>> = David Brownell
> = Greg KH
> > dev_t dev; /* major/minor */
>
> Eeek! No, don't do that! That will be going away in 2.5 :)
It's April 3, not April 1 ... ;)
I heard the idea was "typedef u32 dev_t;" and then to have
fun making that namespace couple sanely to /dev/filenames.
> I've been thinking about this for a while, and I don't think that we
> need to export anything else to userspace right now. If you want to do
> something like this it can work today in at least 2 different ways:
A third: have drivers invoke "/sbin/hotplug printer" as they
claim major/minor device numbers.
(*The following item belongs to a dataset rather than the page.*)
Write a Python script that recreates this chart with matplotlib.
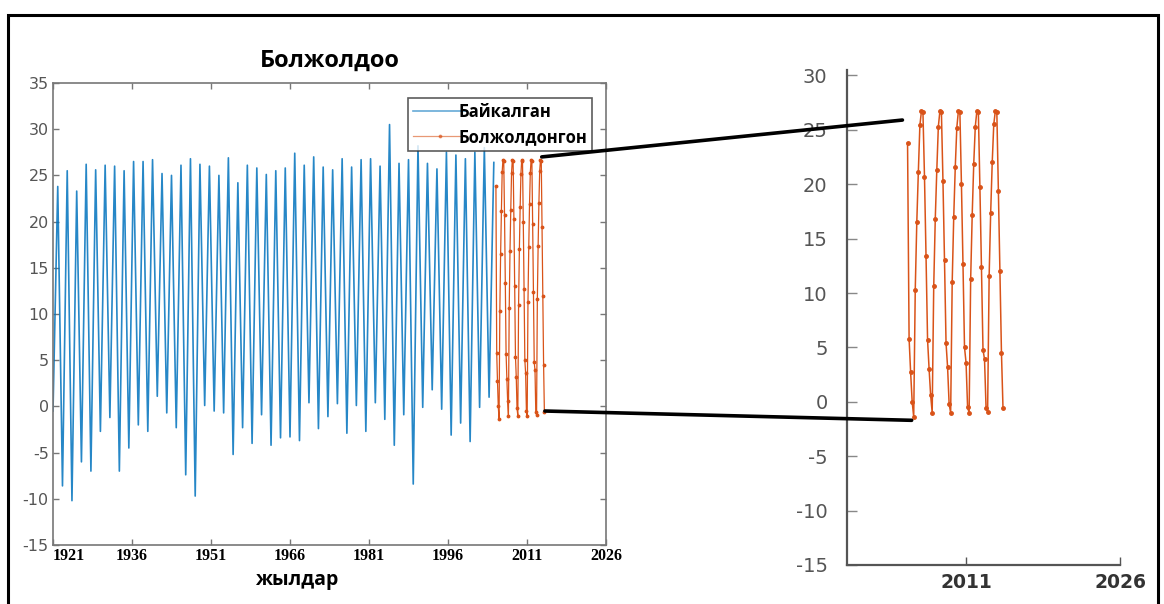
import numpy as np
import matplotlib
matplotlib.use("Agg")
import matplotlib.pyplot as plt
from matplotlib.patches import ConnectionPatch, Rectangle

plt.rcParams['font.family'] = ['Open Sans', 'DejaVu Sans']

obs_start = -0.5
obs_peaks = [23.8, 25.5, 23.3, 26.2, 25.6, 26.1, 26.0, 25.5, 26.5, 26.5,
             26.7, 25.2, 25.0, 26.1, 26.8, 26.2, 26.0, 25.0, 26.9, 24.2,
             26.1, 25.8, 25.1, 25.5, 25.8, 27.4, 26.1, 27.0, 25.9, 25.6,
             26.8, 25.9, 26.7, 26.8, 26.0, 30.5, 26.3, 26.7, 28.2, 26.3,
             25.7, 27.5, 27.2, 26.8, 27.5, 28.0, 26.4]
obs_lows = [-8.6, -10.2, -6.0, -7.0, -2.7, -1.2, -7.0, -4.5, -2.0, -2.7,
            1.1, -0.7, -2.3, -7.4, -9.7, 0.1, -0.5, -0.7, -5.2, -2.3,
            -4.0, -0.9, -4.2, -3.4, -3.3, -3.7, 0.4, -2.4, -1.1, 0.3,
            -2.9, 0.1, -2.7, 0.4, -1.4, -4.2, -0.9, -8.4, -0.1, 1.8,
            -0.3, -3.1, -1.8, -3.8, -0.1, 1.0]
obs_first, obs_last = 1921.0, 2004.7

# forecast series
fc = [23.8, 5.8, 2.7, 0.0,
      -1.4, 10.3, 16.5, 21.1, 25.4, 26.7, 26.6, 20.7, 13.4, 5.7, 3.0, 0.6,
      -1.0, 10.6, 16.8, 21.3, 25.3, 26.7, 26.6, 20.3, 13.0, 5.4, 3.2, -0.2,
      -1.0, 11.0, 17.0, 21.6, 25.2, 26.7, 26.6, 20.0, 12.7, 5.0, 3.6, -0.5,
      -1.0, 11.3, 17.2, 21.9, 25.3, 26.7, 26.6, 19.7, 12.4, 4.8, 3.9, -0.6,
      -0.9, 11.6, 17.4, 22.0, 25.5, 26.7, 26.6, 19.4, 12.0, 4.5, -0.6]
fc_first, fc_last = 2005.1, 2014.3
fc_first_r, fc_last_r = 2005.3, 2014.6   # the zoom panel is a separate, wider render

xticks_left = [1921, 1936, 1951, 1966, 1981, 1996, 2011, 2026]
xticks_right = [2011, 2026]
yticks_left = list(range(-15, 40, 5))
yticks_right = list(range(-15, 35, 5))

blue = '#0072BD'
orange = '#D95319'

obs = [obs_start]
for i in range(len(obs_lows)):
    obs += [obs_peaks[i], obs_lows[i]]
obs.append(obs_peaks[-1])
obs_x = np.linspace(obs_first, obs_last, len(obs))
fc_x = np.linspace(fc_first, fc_last, len(fc))
fc_xr = np.linspace(fc_first_r, fc_last_r, len(fc))

fig = plt.figure(figsize=(11.64, 6.04), dpi=100)

# outer frame
fig.patches.append(Rectangle((8 / 1164, -0.02), 1150 / 1164, 1 - 15 / 604 + 0.02,
                             transform=fig.transFigure, fill=False,
                             edgecolor='black', lw=2.2))

# ---- left panel (MATLAB look)
ax = fig.add_axes([53 / 1164, 1 - 545 / 604, 553 / 1164, 462 / 604])
ax.plot(obs_x, obs, color=blue, lw=1.2, alpha=0.85, label='Байкалган')
ax.plot(fc_x, fc, color=orange, lw=0.9, marker='.', ms=3.5, label='Болжолдонгон')
ax.set_xlim(1921, 2026)
ax.set_ylim(-15, 35)
ax.set_xticks(xticks_left)
ax.set_yticks(yticks_left)
ax.set_xticklabels([str(t) for t in xticks_left], family='Liberation Serif',
                   fontweight='bold', fontsize=11.5, color='black')
ax.get_xticklabels()[0].set_horizontalalignment('left')
ax.set_yticklabels([str(t) for t in yticks_left], fontsize=11.5, color='#555555',
                   family='DejaVu Sans')
ax.tick_params(direction='in', length=4, width=1, color='#777777',
               top=True, right=True, pad=3)
ax.tick_params(axis='x', pad=2)
for s in ax.spines.values():
    s.set_color('#777777')
    s.set_linewidth(1.2)
ax.set_title('Болжолдоо', fontsize=17, fontweight='bold', pad=12)
ax.set_xlabel('жылдар', fontsize=14, fontweight='bold')
ax.xaxis.set_label_coords(0.44, -0.055)
leg = ax.legend(loc='upper right', bbox_to_anchor=(0.975, 0.968),
                prop={'weight': 'bold', 'size': 12}, frameon=True, fancybox=False,
                borderpad=0.3, labelspacing=0.45, handlelength=3.2,
                handletextpad=-0.5, borderaxespad=0)
leg.get_frame().set_edgecolor('#333333')
leg.get_frame().set_linewidth(1.2)
for h in leg.get_lines():
    h.set_alpha(0.6)

# ---- right panel (zoomed)
axr = fig.add_axes([847 / 1164, 1 - 565 / 604, 273 / 1164, 495 / 604])
axr.plot(fc_xr, fc, color=orange, lw=1.1, marker='.', ms=5)
axr.set_xlim(1999.4, 2026)
axr.set_ylim(-15, 30.5)
axr.set_xticks(xticks_right)
axr.set_yticks(yticks_right)
axr.set_xticklabels([str(t) for t in xticks_right], fontsize=13.5,
                    fontweight='bold', color='#333333', family='DejaVu Sans')
axr.set_yticklabels([str(t) for t in yticks_right], fontsize=14,
                    color='#555555', family='DejaVu Sans')
axr.tick_params(axis='y', direction='in', length=7, width=1, color='#888888', pad=14)
axr.tick_params(axis='x', direction='in', length=6, width=1, color='#555555', pad=6)
axr.spines['top'].set_visible(False)
axr.spines['right'].set_visible(False)
for s in ['left', 'bottom']:
    axr.spines[s].set_color('#555555')
    axr.spines[s].set_linewidth(1.6)

# connector lines between the panels
for a, b in [((2013.8, 27.0), (2004.8, 25.9)), ((2014.4, -0.5), (2005.7, -1.7))]:
    cp = ConnectionPatch(xyA=a, coordsA=ax.transData, xyB=b, coordsB=axr.transData,
                         color='black', lw=2.6)
    fig.add_artist(cp)

fig.savefig('out.png', dpi=100)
I suspect that USB and
parallel printers might not share much code there (not that they
need to, with call_usermodehelper so simple).
> - using devfs
> - get the notification of a device change, which starts
> the user daemon to configure the specified printer.
This is specific to printers, for USB ... or do other devices
now export through devfs as well as usbdevfs?
Easy enough to make "devfsd" invoke "/sbin/hotplug printer".
That might be a good way to prototype things, for folk who
prefer to work with devfsd (and /devfs).
> - watching the usb/devices file or tree for a change in a user
> space program
> - it sees that something has changed, it's a printer,
> and now it configures it properly. A little mess with
> the proper device id doing this, but it is possible
Plus the option I sketched, the ioctl: just do this through
the /etc/hotplug/usb.agent extension mechanisms. That
approach has the advantage that it doesn't force use of
any of the device filesystems, and can keep working no
matter which ways those evolve over the 2.5 cycle.
> Personally I like the devfs method for system wide things, like
> configuring printers.
Or hotplugging ... why run /devfs and devfsd when the kernel can
tell you that stuff directly, and more cheaply? :)
> And the userspace program works well for things
> like Visor and Palm syncing on device insertion where you don't want to
> be running as root :)
Heh ... I just wrote up some basic stuff about hotsyncing PTP cameras:
http://jphoto.sourceforge.net/?selected=sync
Someone who was working on pilot sync suggested that approach.